In losing a battle at the Supreme Court, foes see ‘blueprint’ for defeating the death penalty

ATLANTA – A strongly worded dissent in the U.S. Supreme Court’s narrow decision this week upholding the use of an execution drug offered a glimmer of hope to death penalty opponents in what they considered otherwise a gloomy ruling. One advocate went so far Tuesday as to call it a blueprint for a fresh attack on the legality of capital punishment itself.

But even those who see Justice Stephen Breyer’s dissent as a silver lining think it will take time to mount a viable challenge.

And Breyer’s words don’t change the fact that the Supreme Court has consistently upheld capital punishment for nearly four decades. The five justices forming the majority in Monday’s decision made it clear they feel that states must somehow be able to carry out the death penalty.

In disagreeing with the 5-4 ruling that approved Oklahoma’s use of an execution drug, Breyer, joined by Justice Ruth Bader Ginsburg, called it “highly likely that the death penalty violates the Eighth Amendment” of the U.S. Constitution, which protects against cruel and unusual punishment.

“It was a sweeping and powerful dissent that issues an invitation that we should accept, which is to make the case for why today the death penalty itself is no longer constitutional,” said Cassandra Stubbs, director of the Capital Punishment Project of the American Civil Liberties Union.

“Rather than tinker with these questions of how we should kill, we should be asking the more fundamental and the larger question of whether we as society should still be executing anyone at all,” she added.

In the case that prompted Monday’s opinion, death-row inmates in Oklahoma had objected to the use of the sedative midazolam after the drug was blamed in several botched executions. Their argument was that the drug does not reliably induce a coma-like sleep that would prevent them from experiencing the searing pain of the paralytic and heart-stopping drugs that follow.

Oklahoma, Florida, Ohio and Arizona have used the drug in killing 13 inmates total since the start of 2014, according to the Death Penalty Information Center.

Writing for the majority, Justice Samuel Alito said arguments that the drug could not be used effectively as a sedative in executions were speculative. He dismissed problems in executions in Arizona and Oklahoma as “having little probative value for present purposes.”
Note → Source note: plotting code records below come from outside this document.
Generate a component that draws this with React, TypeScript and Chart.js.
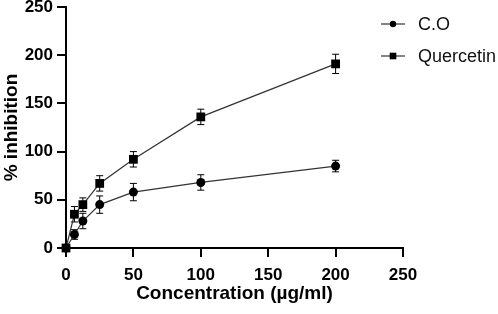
import React, { useEffect, useRef } from "react";
import { Chart, registerables } from "chart.js";

Chart.register(...registerables);

const concentrations = [0, 6.25, 12.5, 25, 50, 100, 200];
const coValues = [0, 14, 28, 45, 58, 68, 85];
const coErrors = [0, 5, 8, 9, 9, 8, 6];
const quercetinValues = [0, 35, 45, 67, 92, 136, 191];
const quercetinErrors = [0, 8, 7, 8, 8, 8, 10];
const seriesLabels = ["C.O", "Quercetin"];
const xTitle = "Concentration (µg/ml)";
const yTitle = "% inhibition";

const FONT = "'Liberation Sans', Arial, Helvetica, sans-serif";

const errorBarPlugin = {
  id: "errorBars",
  beforeDatasetsDraw(chart: any) {
    const { ctx, scales } = chart;
    const xs = scales.x;
    const ys = scales.y;
    chart.data.datasets.forEach((ds: any) => {
      const errs: number[] = ds.errors || [];
      ctx.save();
      ctx.strokeStyle = "#000";
      ctx.lineWidth = 1;
      ds.data.forEach((p: any, i: number) => {
        const e = errs[i];
        if (!e) return;
        const x = xs.getPixelForValue(p.x);
        const yt = ys.getPixelForValue(p.y + e);
        const yb = ys.getPixelForValue(p.y - e);
        ctx.beginPath();
        ctx.moveTo(x, yt);
        ctx.lineTo(x, yb);
        ctx.moveTo(x - 3.5, yt);
        ctx.lineTo(x + 3.5, yt);
        ctx.moveTo(x - 3.5, yb);
        ctx.lineTo(x + 3.5, yb);
        ctx.stroke();
      });
      ctx.restore();
    });
  },
};

const legendPlugin = {
  id: "customLegend",
  afterDraw(chart: any) {
    const { ctx } = chart;
    const styles = ["circle", "rect"];
    ctx.save();
    chart.data.datasets.forEach((ds: any, i: number) => {
      const y = 24 + i * 32;
      ctx.strokeStyle = "#333";
      ctx.lineWidth = 1.2;
      ctx.beginPath();
      ctx.moveTo(381, y);
      ctx.lineTo(405, y);
      ctx.stroke();
      ctx.fillStyle = "#000";
      if (styles[i] === "circle") {
        ctx.beginPath();
        ctx.arc(393, y, 3.2, 0, Math.PI * 2);
        ctx.fill();
      } else {
        ctx.fillRect(393 - 3.3, y - 3.3, 6.6, 6.6);
      }
      ctx.font = `18px ${FONT}`;
      ctx.textBaseline = "middle";
      ctx.textAlign = "left";
      ctx.fillStyle = "#111";
      ctx.fillText(ds.label, 418, y + 1);
    });
    ctx.restore();
  },
};

export default function App() {
  const canvasRef = useRef<HTMLCanvasElement | null>(null);

  useEffect(() => {
    document.body.style.margin = "0";
    const canvas = canvasRef.current;
    if (!canvas) return;
    const mk = (vals: number[]) => concentrations.map((x, i) => ({ x, y: vals[i] }));
    const chart = new Chart(canvas, {
      type: "line",
      data: {
        datasets: [
          {
            label: seriesLabels[0],
            data: mk(coValues),
            errors: coErrors,
            borderColor: "#333",
            borderWidth: 1.2,
            backgroundColor: "#000",
            pointBackgroundColor: "#000",
            pointBorderColor: "#000",
            pointStyle: "circle",
            pointRadius: 4.5,
            pointBorderWidth: 0,
            clip: false,
          } as any,
          {
            label: seriesLabels[1],
            data: mk(quercetinValues),
            errors: quercetinErrors,
            borderColor: "#333",
            borderWidth: 1.2,
            backgroundColor: "#000",
            pointBackgroundColor: "#000",
            pointBorderColor: "#000",
            pointStyle: "rect",
            pointRadius: 6.2,
            pointBorderWidth: 0,
            clip: false,
          } as any,
        ],
      },
      options: {
        responsive: false,
        animation: false,
        devicePixelRatio: 1,
        layout: { padding: { top: 7, right: 95, left: 0, bottom: 0 } },
        plugins: { legend: { display: false }, tooltip: { enabled: false } },
        scales: {
          x: {
            type: "linear",
            min: 0,
            max: 250,
            ticks: {
              stepSize: 50,
              color: "#000",
              font: { family: FONT, size: 17, weight: "bold" },
              padding: 8,
              maxRotation: 0,
            },
            grid: {
              drawOnChartArea: false,
              drawTicks: true,
              tickLength: 9,
              color: "#000",
              lineWidth: 2,
            },
            border: { color: "#000", width: 2 },
            title: {
              display: true,
              text: xTitle,
              color: "#000",
              font: { family: FONT, size: 19, weight: "bold" },
              padding: { top: 0, bottom: 9 },
            },
            afterFit(scale: any) {
              scale.height = 66;
            },
          },
          y: {
            type: "linear",
            min: 0,
            max: 250,
            ticks: {
              stepSize: 50,
              color: "#000",
              font: { family: FONT, size: 17, weight: "bold" },
              padding: 4,
            },
            grid: {
              drawOnChartArea: false,
              drawTicks: true,
              tickLength: 9,
              color: "#000",
              lineWidth: 2,
            },
            border: { color: "#000", width: 2 },
            title: {
              display: true,
              text: yTitle,
              color: "#000",
              font: { family: FONT, size: 19, weight: "bold" },
              padding: { top: 0, bottom: 0 },
            },
            afterFit(scale: any) {
              scale.width = 66;
              scale.paddingTop = 0;
              scale.paddingBottom = 0;
            },
          },
        },
      } as any,
      plugins: [errorBarPlugin, legendPlugin],
    });
    return () => chart.destroy();
  }, []);

  return (
    <div style={{ width: 498, height: 314 }}>
      <canvas ref={canvasRef} width={498} height={314} />
    </div>
  );
}
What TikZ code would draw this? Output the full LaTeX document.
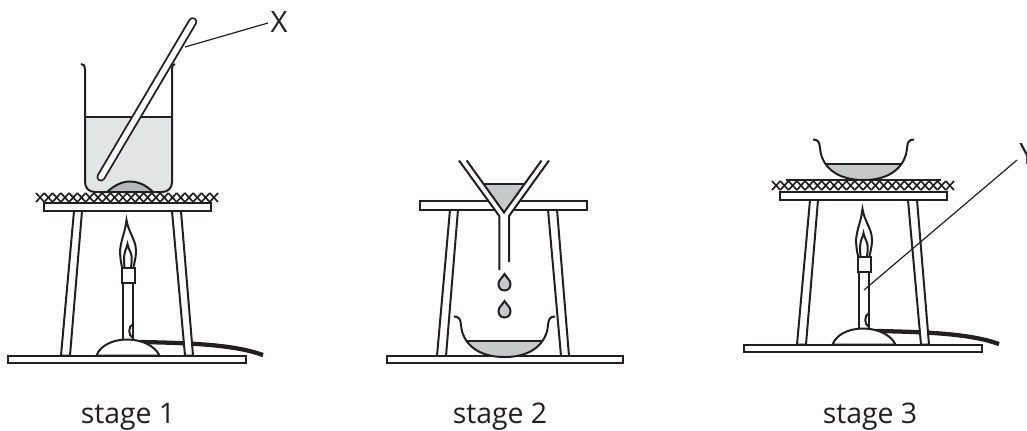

The Supreme Court struck down capital punishment in 1972, and some justices thought at the time it would be the end of the death penalty. But many states just wrote new laws and the court reinstated it four years later.

Stubbs wouldn’t speculate when a new constitutional challenge to the death penalty might make its way to the Supreme Court. Already, there has been a trend of decreasing use of the death penalty, she said, citing the falling number of executions and new death sentences issued.

Multiple factors are driving that trend, including increased awareness of exonerations of death row inmates, the costs of bringing capital cases and giving juries the option of life without parole, allowing them to impose a very serious punishment without death.

The fact that more than 100 death row inmates have been exonerated demonstrates that the death penalty is unreliable, Breyer wrote. He also argues that the death penalty is imposed arbitrarily, is no longer used by most of the country and that it takes far too long to carry out, which undermines any deterrent effect.

Those concerns could provide guidance to capital defence attorneys going forward about which cases might have the strongest chances of challenging the death penalty itself, said Robert Dunham, executive director of the Death Penalty Information Center, which opposes capital punishment.

Dunham said that Breyer in effect has provided “a blueprint for the types of arguments that the court would consider in determining whether the death penalty is constitutional or unconstitutional.”